In the site with the “inactive” device, the other device is ‘offline’ but on the same network in a different site we have a couple that are “online”. I’ll send the UUIDs if you want to have a look.

Hi there, just wanted to quickly followup to see if you had made any progress on this issue. Another method that you could possibly attempt is to connect to the Inactive device via a standalone SSH client, if you happen to have added SSH keys to the config.json prior to deploying the devices to the field. More information on that is located here: https://www.balena.io/docs/learn/manage/ssh-access/#using-a-standalone-ssh-client

Otherwise, power cycling the device may be necessary at this point.

Hope that helps, thanks!

Hi @dtischler, thanks for your input.

Unfortunately power cycling doesn’t resolve the issue - device boots up and runs fine, but remains in the same ‘inactive’ state. The app running on the device connects to the internet and I can access it’s browser interface, receive it’s logs etc. but nothing on the balena end.

In terms of a standalone SSH client, running
ssh -p 22222 root@<device_ip_address>
returns:
ssh: connect to host <device ip address> port 22222: Operation timed out

I should also mention that I’ve tried different SD cards and different raspberry pis but that hasn’t resolved the issue either.

If it helps, I can get the inactive device (or one of the offline ones) shipped to me as SSH isn’t working at the moment?

Hi. Just to clarify, did you run ssh while connected to the same local network as the device? And also, is there some firewall that might be blocking traffic from the device? It would be very useful if you could confirm that the requirements we have for firewall rules are met for the specific network the device is in: https://www.balena.io/docs/faq/troubleshooting/faq/#what-network-ports-are-required

Hi Ereski,
In terms of the firewall rules, from my first post -

As far as I know, the necessary ports are unrestricted and not blocking the devices.

Is there more detail I could privide? I don’t run the network management but I’ve shared that link with our IT team a few times in troubleshooting this issue and they’re confident that everything is set correctly to allow the balena traffic. We might be running OpenVPN as well though, could there be a conflict there?

I’m in a different location to the offline devices but on the same company-wide network; I’ve ssh-ed from here but I’m not able to do it from the same location as the devices. I can get the devices sent to me and ssh that way though?

One more thing to add, I ran balena push <Application Name> and all the device apps have updated (even those that are inactive or offline), but they’re still in that same state in balena cloud (some online, some offline, 1 inactive).

Hey there,

I think a great next step is to get the devices sent to you, connect them in your same network, and SSH to them. From there, it should be easy to confirm if certain traffic is getting blocked.
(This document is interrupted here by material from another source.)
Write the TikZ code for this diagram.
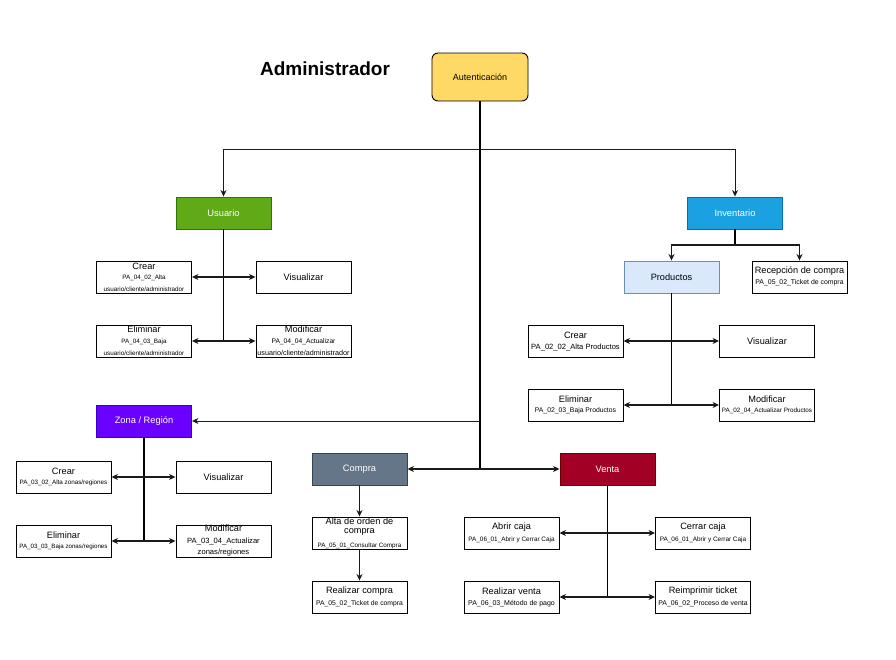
\documentclass[tikz,border=0pt]{standalone}
\usepackage{fontspec}
\setmainfont{Liberation Sans}
\usetikzlibrary{arrows.meta}
\definecolor{authfill}{HTML}{FFD966}
\definecolor{usrfill}{HTML}{60A917}\definecolor{usrdraw}{HTML}{2D7600}
\definecolor{invfill}{HTML}{1BA1E2}\definecolor{invdraw}{HTML}{006EAF}
\definecolor{prodfill}{HTML}{DAE8FC}\definecolor{proddraw}{HTML}{6C8EBF}
\definecolor{zonfill}{HTML}{6A00FF}\definecolor{zondraw}{HTML}{3700CC}
\definecolor{comfill}{HTML}{647687}\definecolor{comdraw}{HTML}{314354}
\definecolor{venfill}{HTML}{A20025}\definecolor{vendraw}{HTML}{6F0000}
\definecolor{linec}{HTML}{1A1A1A}
\tikzset{
  box/.style={draw=black, line width=0.9pt, fill=white, minimum width=95pt, minimum height=32pt, inner sep=0pt},
  cbox/.style={box, font=\fontsize{9.3}{10}\selectfont, text=white},
  mtxt/.style={inner sep=0pt, font=\fontsize{9.2}{10}\selectfont},
  subt/.style={inner sep=0pt, font=\fontsize{#1}{#1}\selectfont},
  arr/.style={draw=linec, line width=0.9pt, -{Stealth[length=6.5pt,width=6pt,inset=2pt]}},
  dbl/.style={draw=linec, line width=1.1pt, {Stealth[length=6.5pt,width=6pt,inset=2pt]}-{Stealth[length=6.5pt,width=6pt,inset=2pt]}},
  vline/.style={draw=black, line width=1.5pt},
}
\begin{document}
\begin{tikzpicture}[x=1pt,y=-1pt]
\useasboundingbox (0,0) rectangle (896,659);

% title and top
\node[inner sep=0pt, font=\fontsize{19}{22}\selectfont\bfseries] (title) at (325,69) {Administrador};
\node[draw=black, line width=0.9pt, fill=authfill, rounded corners=6pt, minimum width=96pt, minimum height=48pt, inner sep=0pt, font=\fontsize{9}{10}\selectfont] (auth) at (480,77) {Autenticación};

% main colored boxes
\node[cbox, fill=usrfill, draw=usrdraw] (usr) at (223.5,213) {Usuario};
\node[cbox, fill=invfill, draw=invdraw] (inv) at (735,213) {Inventario};
\node[cbox, fill=zonfill, draw=zondraw] (zon) at (144,421) {Zona / Región};
\node[cbox, fill=comfill, draw=comdraw] (com) at (359.5,469) {Compra};
\node[cbox, fill=venfill, draw=vendraw] (ven) at (607.5,469) {Venta};

% Usuario children
\node[box] (uc) at (144,277) {};
\node[mtxt] (uc1) at (144,266) {Crear};
\node[subt=6.3] (uc2) at (144,278) {PA\_04\_02\_Alta};
\node[subt=6.3] (uc3) at (144,289) {usuario/cliente/administrador};
\node[box, font=\fontsize{9.2}{10}\selectfont] (uv) at (303.5,277) {Visualizar};
\node[box] (ue) at (144,341) {};
\node[mtxt] (ue1) at (144,329) {Eliminar};
\node[subt=6.3] (ue2) at (144,342) {PA\_04\_03\_Baja};
\node[subt=6.3] (ue3) at (144,353) {usuario/cliente/administrador};
\node[box] (um) at (303.5,341) {};
\node[mtxt] (um1) at (303.5,329) {Modificar};
\node[subt=6.7] (um2) at (303.5,342) {PA\_04\_04\_Actualizar};
\node[subt=7.2] (um3) at (303.5,353) {usuario/cliente/administrador};

% Inventario children
\node[box, fill=prodfill, draw=proddraw, font=\fontsize{9.2}{10}\selectfont] (prod) at (671.5,277) {Productos};
\node[box] (rec) at (799.5,277) {};
\node[mtxt] (rec1) at (799.5,271) {Recepción de compra};
\node[subt=6.9] (rec2) at (799.5,283) {PA\_05\_02\_Ticket de compra};
\node[box] (pc) at (575.5,341) {};
\node[mtxt] (pc1) at (575.5,335) {Crear};
\node[subt=7.6] (pc2) at (575.5,347) {PA\_02\_02\_Alta Productos};
\node[box, font=\fontsize{9.2}{10}\selectfont] (pv) at (767,341) {Visualizar};
\node[box] (pe) at (575.5,405) {};
\node[mtxt] (pe1) at (575.5,399) {Eliminar};
\node[subt=6.8] (pe2) at (575.5,411) {PA\_02\_03\_Baja Productos};
\node[box] (pm) at (767,405) {};
\node[mtxt] (pm1) at (767,399) {Modificar};
\node[subt=6.3] (pm2) at (767,411) {PA\_02\_04\_Actualizar Productos};

% Zona children
\node[box] (zc) at (63.5,477) {};
\node[mtxt] (zc1) at (63.5,471) {Crear};
\node[subt=6.3] (zc2) at (63.5,483) {PA\_03\_02\_Alta zonas/regiones};
\node[box, font=\fontsize{9.2}{10}\selectfont] (zv) at (223.5,477) {Visualizar};
\node[box] (ze) at (63.5,541) {};
\node[mtxt] (ze1) at (63.5,535) {Eliminar};
\node[subt=6.2] (ze2) at (63.5,547) {PA\_03\_03\_Baja zonas/regiones};
\node[box] (zm) at (223.5,541) {};
\node[mtxt] (zm1) at (223.5,528) {Modificar};
\node[subt=7.6] (zm2) at (223.5,541) {PA\_03\_04\_Actualizar};
\node[subt=7.6] (zm3) at (223.5,553) {zonas/regiones};

% Compra children
\node[box] (alta) at (359.5,533) {};
\node[mtxt] (alta1) at (359.5,521) {Alta de orden de};
\node[mtxt] (alta2) at (359.5,532) {compra};
\node[subt=6.3] (alta3) at (359.5,546) {PA\_05\_01\_Consultar Compra};
\node[box] (rc) at (359.5,597) {};
\node[mtxt] (rc1) at (359.5,591) {Realizar compra};
\node[subt=6.8] (rc2) at (359.5,604) {PA\_05\_02\_Ticket de compra};

% Venta children
\node[box] (ab) at (511.5,533) {};
\node[mtxt] (ab1) at (511.5,527) {Abrir caja};
\node[subt=6.4] (ab2) at (511.5,540) {PA\_06\_01\_Abrir y Cerrar Caja};
\node[box] (ce) at (703,533) {};
\node[mtxt] (ce1) at (703,527) {Cerrar caja};
\node[subt=6.4] (ce2) at (703,540) {PA\_06\_01\_Abrir y Cerrar Caja};
\node[box] (rv) at (511.5,597) {};
\node[mtxt] (rv1) at (511.5,591) {Realizar venta};
\node[subt=7] (rv2) at (511.5,604) {PA\_06\_03\_Método de pago};
\node[box] (ri) at (703,597) {};
\node[mtxt] (ri1) at (703,591) {Reimprimir ticket};
\node[subt=6.9] (ri2) at (703,604) {PA\_06\_02\_Proceso de venta};

% junctions
\coordinate (jt) at (480,149);
\coordinate (jc) at (480,469);
\coordinate (jz) at (480,421);
\coordinate (ji) at (735,245);

% top connectors
\draw[vline] (auth.south) -- (jc);
\draw[arr] (jt) -| (usr.north);
\draw[arr] (jt) -| (inv.north);
\draw[arr] (jz) -- (zon.east);
\draw[arr, line width=1.1pt] (jc) -- (com.east);
\draw[arr, line width=1.1pt] (jc) -- (ven.west);

% Usuario
\draw[vline] (usr.south) -- (usr.south |- ue.east);
\draw[dbl] (uc.east) -- (uv.west);
\draw[dbl] (ue.east) -- (um.west);

% Inventario
\draw[vline] (inv.south) -- (ji);
\draw[arr, line width=1.1pt] (ji) -| (prod.north);
\draw[arr, line width=1.1pt] (ji) -| (rec.north);
\draw[vline] (prod.south) -- (prod.south |- pe.east);
\draw[dbl] (pc.east) -- (pv.west);
\draw[dbl] (pe.east) -- (pm.west);

% Zona
\draw[vline] (zon.south) -- (zon.south |- ze.east);
\draw[dbl] (zc.east) -- (zv.west);
\draw[dbl] (ze.east) -- (zm.west);

% Compra
\draw[arr, line width=1.3pt] (com.south) -- (alta.north);
\draw[arr, line width=1.3pt] (alta.south) -- (rc.north);

% Venta
\draw[vline] (ven.south) -- (ven.south |- rv.east);
\draw[dbl] (ab.east) -- (ce.west);
\draw[dbl] (rv.east) -- (ri.west);
\end{tikzpicture}
\end{document}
The devices are updating, which is good news, so there is definitely something wrong with the OpenVPN connection. I don’t think running another OpenVPN connection in the company would be a problem, but its worth confirming. My guess is that you have an OpenVPN server in the network, and everyone in the company is allowed to connect to it, while in the case of Balena Cloud, they need to connect to an OpenVPN server that we provide under *.balena-cloud.com.

Also, is there a way you can get the IT team to share the actual firewall rules with you, so we can help troubleshooting?
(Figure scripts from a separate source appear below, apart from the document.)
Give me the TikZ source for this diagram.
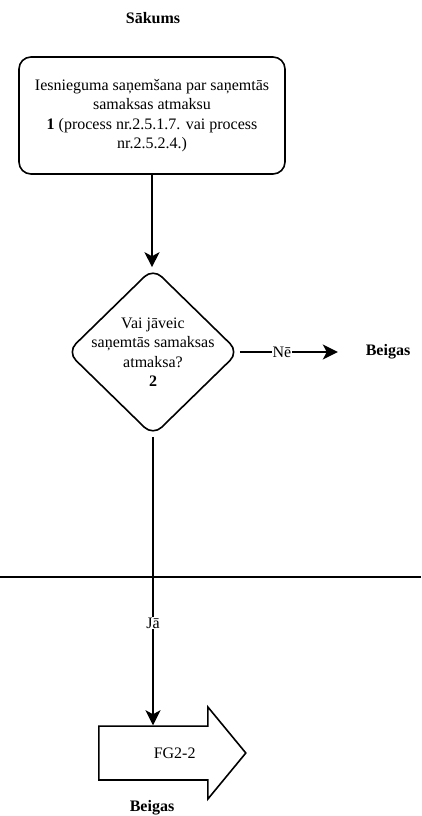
\documentclass[tikz,border=0pt]{standalone}
\usepackage{fontspec}
\setmainfont{Liberation Serif}
\usetikzlibrary{shapes.geometric,shapes.arrows,arrows.meta}
\tikzset{
  flow/.style={line width=1.6pt, -{Stealth[length=15pt,width=15pt,inset=4pt]}},
  stepbox/.style={draw, line width=1.6pt, rounded corners=12pt, minimum width=266pt, minimum height=117pt, align=center, inner sep=2pt},
  decision/.style={draw, diamond, line width=1.6pt, rounded corners=12pt, minimum width=172pt, minimum height=168pt, inner sep=0pt},
  jump/.style={draw, single arrow, line width=1.6pt, minimum height=147pt, minimum width=92pt, single arrow head extend=18.5pt, single arrow tip angle=101, single arrow head indent=0pt, inner xsep=0pt, inner ysep=20pt},
  lbl/.style={fill=white, inner sep=1pt},
  term/.style={font=\bfseries}
}
\newcommand{\flattext}[1]{\makebox[0pt]{\parbox{150pt}{\centering #1}}}
\begin{document}
\fontsize{16}{19.5}\selectfont
\begin{tikzpicture}
\useasboundingbox (0pt,0pt) rectangle (421pt,-816pt);
\node[term] (start) at (153pt,-18pt) {Sākums};
\node[stepbox] (recv) at (152pt,-115.5pt) {Iesnieguma saņemšana par saņemtās\\samaksas atmaksu\\\textbf{1} (process nr.2.5.1.7. vai process\\nr.2.5.2.4.)};
\node[decision] (check) at (153pt,-352pt) {\flattext{Vai jāveic\\saņemtās samaksas\\atmaksa?\\\textbf{2}}};
\node[term, minimum width=100pt] (endno) at (388pt,-352pt) {Beigas};
\node[jump, anchor=tail] (fg) at (98pt,-753pt) {\hspace{27pt}FG2-2};
\node[term] (endyes) at (152pt,-808pt) {Beigas};
\draw[flow] (recv) -- (recv |- check.north);
\draw[flow] (check.east) -- node[lbl, pos=0.43] {Nē} (endno.west);
\draw[line width=1.6pt] (0pt,-577pt) -- (421pt,-577pt);
\draw[flow] (check.south) -- node[lbl, pos=0.645] {Jā} (check.south |- fg.before head);
\end{tikzpicture}
\end{document}
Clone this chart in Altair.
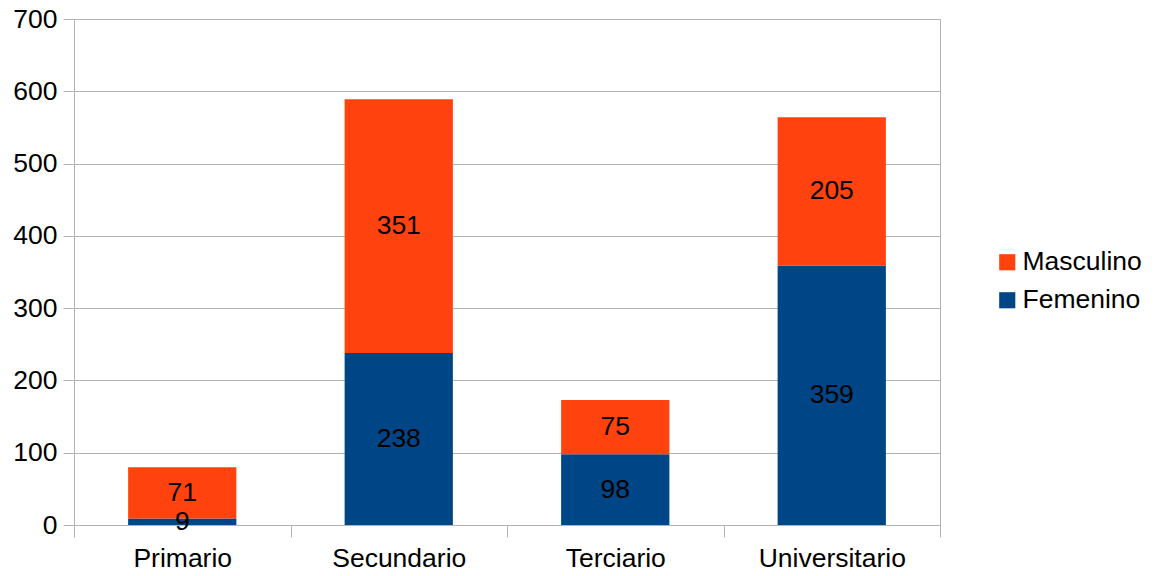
import altair as alt
import pandas as pd

categories = ["Primario", "Secundario", "Terciario", "Universitario"]
femenino = [9, 238, 98, 359]
masculino = [71, 351, 75, 205]
series = ["Masculino", "Femenino"]
colors = ["#ff420e", "#004586"]

rows = []
for c, f, m in zip(categories, femenino, masculino):
    rows.append({"cat": c, "serie": "Femenino", "value": f, "ord": 0})
    rows.append({"cat": c, "serie": "Masculino", "value": m, "ord": 1})
df = pd.DataFrame(rows)

FONT = "Liberation Sans"
FS = 26.5
HALF_BAND = 54.125

base = alt.Chart(df).transform_stack(
    stack="value", groupby=["cat"], as_=["y0", "y1"], sort=[{"field": "ord", "order": "ascending"}]
).transform_calculate(mid="(datum.y0 + datum.y1) / 2")

xenc = alt.X(
    "cat:N",
    sort=categories,
    title=None,
    scale=alt.Scale(paddingInner=0.5, paddingOuter=0.25),
    axis=alt.Axis(
        labelAngle=0, labelFont=FONT, labelFontSize=FS, labelColor="#000000",
        bandPosition=2, tickExtra=True, tickOffset=-HALF_BAND, labelOffset=HALF_BAND,
        tickSize=12, tickColor="#b3b3b3",
        domainColor="#b3b3b3", grid=False, labelPadding=8,
    ),
)

bars = base.mark_bar().encode(
    x=xenc,
    y=alt.Y(
        "y0:Q", title=None,
        scale=alt.Scale(domain=[0, 700]),
        axis=alt.Axis(
            values=[0, 100, 200, 300, 400, 500, 600, 700],
            labelFont=FONT, labelFontSize=FS, labelColor="#000000",
            tickSize=11, tickColor="#b3b3b3", domainColor="#b3b3b3",
            gridColor="#b3b3b3", labelPadding=6,
        ),
    ),
    y2="y1:Q",
    color=alt.Color(
        "serie:N",
        scale=alt.Scale(domain=series, range=colors),
        legend=alt.Legend(
            title=None, orient="none", legendX=920, legendY=230,
            symbolType="square", symbolSize=260, symbolStrokeWidth=0,
            labelFont=FONT, labelFontSize=FS, labelColor="#000000",
            rowPadding=11, labelOffset=2,
        ),
    ),
)

labels = base.mark_text(font=FONT, fontSize=FS, color="#000000", baseline="middle").encode(
    x=alt.X("cat:N", sort=categories),
    y=alt.Y("mid:Q"),
    text=alt.Text("value:Q"),
)

chart = alt.layer(bars, labels).properties(
    width=866, height=506,
    padding={"left": 66, "top": 11, "right": 206, "bottom": 50},
    autosize=alt.AutoSizeParams(type="none"),
).configure_view(stroke="#b3b3b3", strokeWidth=1)

chart.save("out.html", embed_options={"renderer": "svg", "actions": False})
Thanks @jviotti, no worries. I’ve managed to get one device sent to me so far ; before I plug it in, are there any logs etc. I can provide?

In terms of the firewall rules, I’m still waiting to hear back from IT. I’ve asked them to double check that *.balena-cloud.com is set up too. I’ll update once I hear anything.

Hi,
Once you have sshed into the device I think the most interesting logs would be the vpn logs, which you could get by running journalctl -a -u openvpn-resin. Let us know how it goes.

OK, it looks like this issue’s been resolved. Our IT guys spent some time tweaking the firewall settings to ensure that the Ras. Pi traffic could flow unobstructed and now the devices have come online.

Many thanks for all the help everyone! As had been suggested, this was issue caused by network settings, not something app or container related. I don’t have any specifics about what was changed (sorry, sorry), but I believe the relevant ports were always open; it’s possible that the domains needed to be whitelisted though.

Oh, and FWIW, the logs aren’t very illuminating unfortunately. I managed to get 3 devices sent down and I SSHed into them; this is what I got (again, in case this helps anyone in the future):

=============================================================
Device #1
=============================================================
journalctl -a -u openvpn-resin
-- Logs begin at Fri 2020-01-03 13:47:33 UTC, end at Fri 2020-01-24 04:04:50 UTC. --
-- No entries --

=============================================================
Device #2
=============================================================
-- Logs begin at Fri 2020-01-03 13:47:33 UTC, end at Fri 2020-01-24 04:06:05 UTC. --
-- No entries --

=============================================================
Device #3
=============================================================
-- Logs begin at Fri 2020-01-24 01:59:20 UTC, end at Fri 2020-01-24 04:07:00 UTC. --
-- No entries --

Hi,

Great to hear that it works now.
Sorry I provided the wrong command. It should have been journalctl -a -u openvpn.